Interaction with robots is the out-there end of interaction design’s spectrum. Far beyond just designing an interface on a screen, you need to design a whole set of facial expressions. That is, if you are trying your robot to look human.

The video above (sorry about the Reuters ad in front) shows just how difficult – and perhaps pointless – that approach is.

The project is led by Peter Jaeckel from the Bristol Robotics Laboratory in an attempt to directly tackle Masahiro Mori’s theory of the Uncanny Valley. The Uncanny Valley theory states that the more humanlike the appearance of a robot, the more we empathise with it, up to a point. But the closer it comes to being humanlike, the more we notice the imperfections that end up making it repellent again.

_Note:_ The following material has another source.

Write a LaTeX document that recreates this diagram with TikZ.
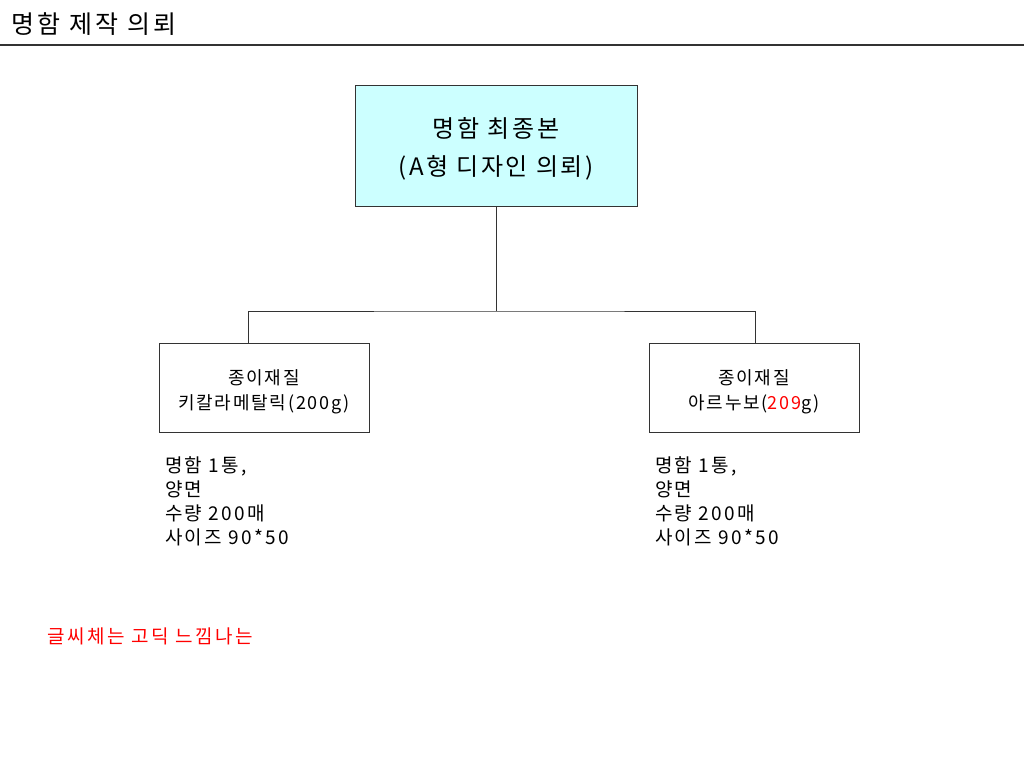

Apple’s touches to OS X, such as the way the log-in box shakes, like someone shaking their head, when you enter the wrong password, or the way the Macbook and iMac power lights ‘breathe’ when in sleep mode, are examples of how those human touches can create a sense of empathy. But I can’t help feeling the body movements are more important than the face sometimes and that the better way to go is more cartoonish and exaggerated, such as Domo from Rodney Brook’s Robotics Lab at MIT.

Jules, the robot from the Bristol lab, was created by Hanson Robotics and there are several clips of him (I want to write ‘it’, but that feels wrong somehow - there must be some empathy there) on YouTube, including quite a unsettling one where he ponders sexuality.

Jaeckel is trying to teach Jules to mimic human expressions better, but to me it still looks like Jules is either a serial killer, desperately needs to take a shit, or both. Either way, the empathy from my side is lacking. It doesn’t help that the electronic guts at back of his head are hanging out.

domo_banana.gif

Yet Domo’s big bug eyes already have me thinking he’s cute and the tender way he handles objects makes him seem much more real, or at least much more empathy inducing. (Or maybe it’s just the old the comedy banana-as-telephone routine).

When he arrived at MIT, Brooks shook up the field of AI by showing that simple rules embodied in a robot that could learn, felt apparently much more intelligent that a computer programmed to think through every logical step. I’m with him and Lakoff and Johnson on this one; you can’t understand the world as if the mind is a separate entity. Cognition is about the embodied experience and interaction designers need to remember that, even if it is just typing and mouse movements.

What seems to be going on with this concentration on the robot face is once again focussing on the head as the centre of experience. But anyone who has drawn a stickman fight knows it’s the body that counts.